二叉树的后序遍历
题目描述
给定一个二叉树,返回它的 后序 遍历。
示例:
输入: [1,null,2,3]
1
\
2
/
3
输出: [3,2,1]
方法一:递归
/**
* Definition for a binary tree node.
* public class TreeNode {
* int val;
* TreeNode left;
* TreeNode right;
* TreeNode() {}
* TreeNode(int val) { this.val = val; }
* TreeNode(int val, TreeNode left, TreeNode right) {
* this.val = val;
* this.left = left;
* this.right = right;
* }
* }
*/
class Solution {
public List<Integer> postorderTraversal(TreeNode root) {
List<Integer> ans = new ArrayList<>();
postOrder(ans, root);
return ans;
}
private void postOrder(List<Integer> ans, TreeNode root) {
if (root!=null) {
postOrder(ans, root.left);
postOrder(ans, root.right);
ans.add(root.val);
}
}
}
方法二:迭代
/**
* Definition for a binary tree node.
* public class TreeNode {
* int val;
* TreeNode left;
* TreeNode right;
* TreeNode() {}
* TreeNode(int val) { this.val = val; }
* TreeNode(int val, TreeNode left, TreeNode right) {
* this.val = val;
* this.left = left;
* this.right = right;
* }
* }
*/
class Solution {
public List<Integer> postorderTraversal(TreeNode root) {
List<Integer> ans = new ArrayList<>();
Stack<TreeNode> stack = new Stack<>();
Set<TreeNode> set = new HashSet<>();
while (root!=null || !stack.isEmpty()) {
if (root == null && set.contains(stack.peek())) {
ans.add(stack.pop().val);
} else if (root == null) {
set.add(stack.peek());
root = stack.peek().right;
} else {
stack.add(root);
root = root.left;
}
}
return ans;
}
}
方法三:Morris 遍历
-
新建临时节点,令该节点为
root; - 如果当前节点的左子节点为空,则遍历当前节点的右子节点;
- 如果当前节点的左子节点不为空,在当前节点的左子树中找到当前节点在中序遍历下的前驱节点;
- 如果前驱节点的右子节点为空,将前驱节点的右子节点设置为当前节点,当前节点更新为当前节点的左子节点。
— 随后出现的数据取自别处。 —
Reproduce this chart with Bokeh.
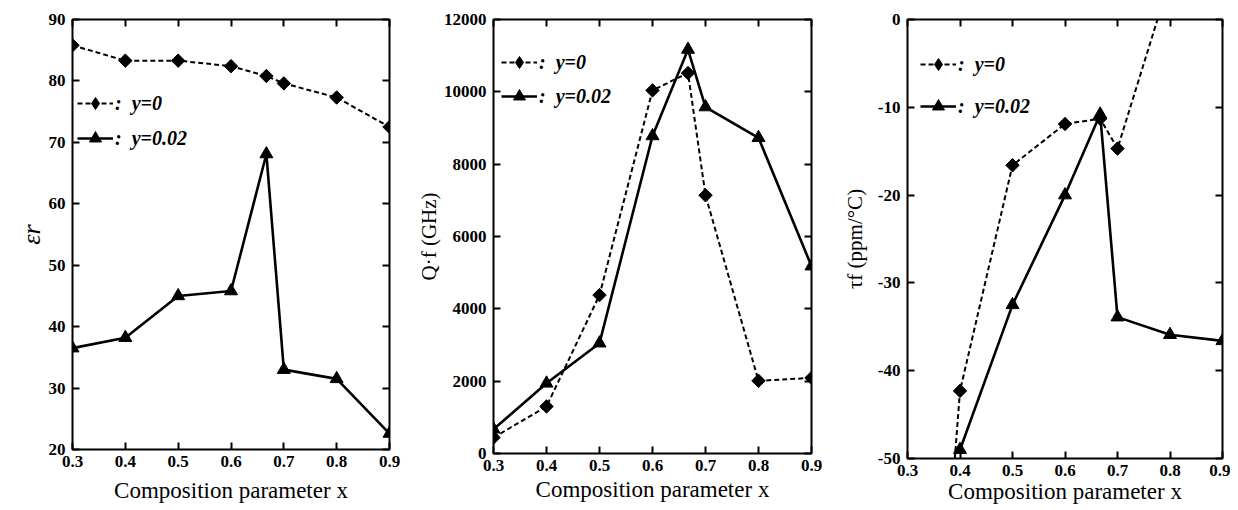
import numpy as np
from bokeh.plotting import figure
from bokeh.layouts import row
from bokeh.models import (Range1d, FixedTicker, LinearAxis, Legend, LegendItem,
                          CustomJSTickFormatter)
from bokeh.embed import file_html
from bokeh.resources import INLINE

# ---- data ----
x_vals = [0.3, 0.4, 0.5, 0.6, 0.667, 0.7, 0.8, 0.9]
x_ticks = [0.3, 0.4, 0.5, 0.6, 0.7, 0.8, 0.9]

eps_y0 = [85.8, 83.3, 83.3, 82.4, 80.8, 79.6, 77.3, 72.5]
eps_y002 = [36.5, 38.2, 45.0, 45.8, 68.1, 33.0, 31.5, 22.6]

qf_y0 = [440, 1300, 4380, 10040, 10520, 7140, 2010, 2090]
qf_y002 = [670, 1940, 3050, 8780, 11170, 9580, 8730, 5180]

tau_x_y0 = [0.3, 0.4, 0.5, 0.6, 0.667, 0.7, 0.8]
tau_y0 = [-120.0, -42.3, -16.6, -11.9, -11.3, -14.7, 4.6]
tau_x_y002 = [0.4, 0.5, 0.6, 0.667, 0.7, 0.8, 0.9]
tau_y002 = [-49.0, -32.5, -20.0, -10.8, -33.9, -35.9, -36.6]

eps_ticks = [20, 30, 40, 50, 60, 70, 80, 90]
qf_ticks = [0, 2000, 4000, 6000, 8000, 10000, 12000]
tau_ticks = [-50, -40, -30, -20, -10, 0]

legend_labels = [":  y=0", ":  y=0.02"]
x_label = "Composition parameter x"
y_labels = ["εr", "Q·f (GHz)", "τf (ppm/°C)"]

SERIF = "Liberation Serif"


def panel(xa, ya, xb, yb, yrange, yticks, ylabel, fw, fh, bl, br, bt, bb,
          leg_loc, leg_spacing, ylabel_size, ylabel_style, ylabel_standoff,
          xlabel_standoff):
    p = figure(output_backend="svg", toolbar_location=None,
               frame_width=fw, frame_height=fh,
               min_border_left=bl, min_border_right=br,
               min_border_top=bt, min_border_bottom=bb,
               x_range=Range1d(0.3, 0.9), y_range=Range1d(*yrange),
               background_fill_color="white", border_fill_color="white")
    p.grid.visible = False
    p.outline_line_color = "black"
    p.outline_line_width = 2
    for ax in (p.xaxis[0], p.yaxis[0]):
        ax.axis_line_color = None
        ax.major_tick_in = 7
        ax.major_tick_out = 0
        ax.major_tick_line_width = 2
        ax.minor_tick_line_color = None
        ax.major_label_text_font = SERIF
        ax.major_label_text_font_style = "bold"
        ax.major_label_text_font_size = "17px"
        ax.major_label_text_color = "black"
        ax.axis_label_text_font = SERIF
        ax.axis_label_text_color = "black"
    p.xaxis[0].ticker = FixedTicker(ticks=x_ticks)
    p.xaxis[0].formatter = CustomJSTickFormatter(code="return tick.toFixed(1)")
    p.yaxis[0].ticker = FixedTicker(ticks=yticks)
    p.yaxis[0].formatter = CustomJSTickFormatter(code="return tick.toFixed(0)")
    p.xaxis[0].axis_label = x_label
    p.xaxis[0].axis_label_text_font_size = "23px"
    p.xaxis[0].axis_label_text_font_style = "normal"
    p.xaxis[0].axis_label_standoff = xlabel_standoff
    p.xaxis[0].major_label_standoff = 6
    p.yaxis[0].axis_label = ylabel
    p.yaxis[0].axis_label_text_font_size = ylabel_size
    p.yaxis[0].axis_label_text_font_style = ylabel_style
    p.yaxis[0].axis_label_standoff = ylabel_standoff
    p.yaxis[0].major_label_standoff = 7

    blank = CustomJSTickFormatter(code="return ''")
    top = LinearAxis(ticker=FixedTicker(ticks=x_ticks), formatter=blank,
                     axis_line_color=None, major_tick_in=7, major_tick_out=0,
                     major_tick_line_width=2, minor_tick_line_color=None,
                     major_label_standoff=0)
    right = LinearAxis(ticker=FixedTicker(ticks=yticks), formatter=blank,
                       axis_line_color=None, major_tick_in=7, major_tick_out=0,
                       major_tick_line_width=2, minor_tick_line_color=None,
                       major_label_standoff=0)
    p.add_layout(top, "above")
    p.add_layout(right, "right")

    l0 = p.line(xa, ya, line_color="black", line_width=2, line_dash="5 3")
    # diamond (used by the legend), covered by a rotated square of the same colour
    d0 = p.scatter(xa, ya, marker="diamond", size=12,
                   fill_color="black", line_color="black")
    p.scatter(xa, ya, marker="square", angle=np.pi / 4, size=9.5,
              fill_color="black", line_color="black")
    l1 = p.line(xb, yb, line_color="black", line_width=2.6)
    s1 = p.scatter(xb, yb, marker="triangle", size=13,
                   fill_color="black", line_color="black")

    leg = Legend(items=[LegendItem(label=legend_labels[0], renderers=[l0, d0]),
                        LegendItem(label=legend_labels[1], renderers=[l1, s1])],
                 location=leg_loc, orientation="vertical",
                 border_line_color=None, background_fill_alpha=0,
                 padding=0, margin=0, spacing=leg_spacing,
                 glyph_width=36, glyph_height=30, label_height=30,
                 label_standoff=2,
                 label_text_font=SERIF, label_text_font_style="bold italic",
                 label_text_font_size="20px", label_text_color="black")
    p.add_layout(leg)
    return p


p1 = panel(x_vals, eps_y0, x_vals, eps_y002, (20, 90), eps_ticks, y_labels[0],
           317, 430, 72, 20, 19, 55, (5, 296), 5, "26px", "italic", 0, 8)
p2 = panel(x_vals, qf_y0, x_vals, qf_y002, (0, 12000), qf_ticks, y_labels[1],
           318, 434, 84, 20, 17, 53, (8, 342), 4, "21px", "normal", 0, 3)
p3 = panel(tau_x_y0, tau_y0, tau_x_y002, tau_y002, (-50, 0), tau_ticks, y_labels[2],
           315, 439, 76, 8, 15, 50, (13, 337), 12, "21px", "normal", 8, 0)

layout = row(p1, p2, p3, spacing=0)
open("out.html", "w").write(file_html(layout, INLINE))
- 如果前驱节点的右子节点为当前节点,将它的右子节点重新设为空。倒序输出从当前节点的左子节点到该前驱节点这条路径上的所有节点。当前节点更新为当前节点的右子节点。
- 重复步骤 2 和步骤 3,直到遍历结束
class Solution {
public List<Integer> postorderTraversal(TreeNode root) {
List<Integer> res = new ArrayList<Integer>();
if (root == null) {
return res;
}
TreeNode p1 = root, p2 = null;
while (p1 != null) {
p2 = p1.left;
if (p2 != null) {
while (p2.right != null && p2.right != p1) {
p2 = p2.right;
}
if (p2.right == null) {
p2.right = p1;
p1 = p1.left;
continue;
} else {
p2.right = null;
addPath(res, p1.left);
}
}
p1 = p1.right;
}
addPath(res, root);
return res;
}
public void addPath(List<Integer> res, TreeNode node) {
int count = 0;
while (node != null) {
++count;
res.add(node.val);
node = node.right;
}
int left = res.size() - count, right = res.size() - 1;
while (left < right) {
int temp = res.get(left);
res.set(left, res.get(right));
res.set(right, temp);
left++;
right--;
}
}
}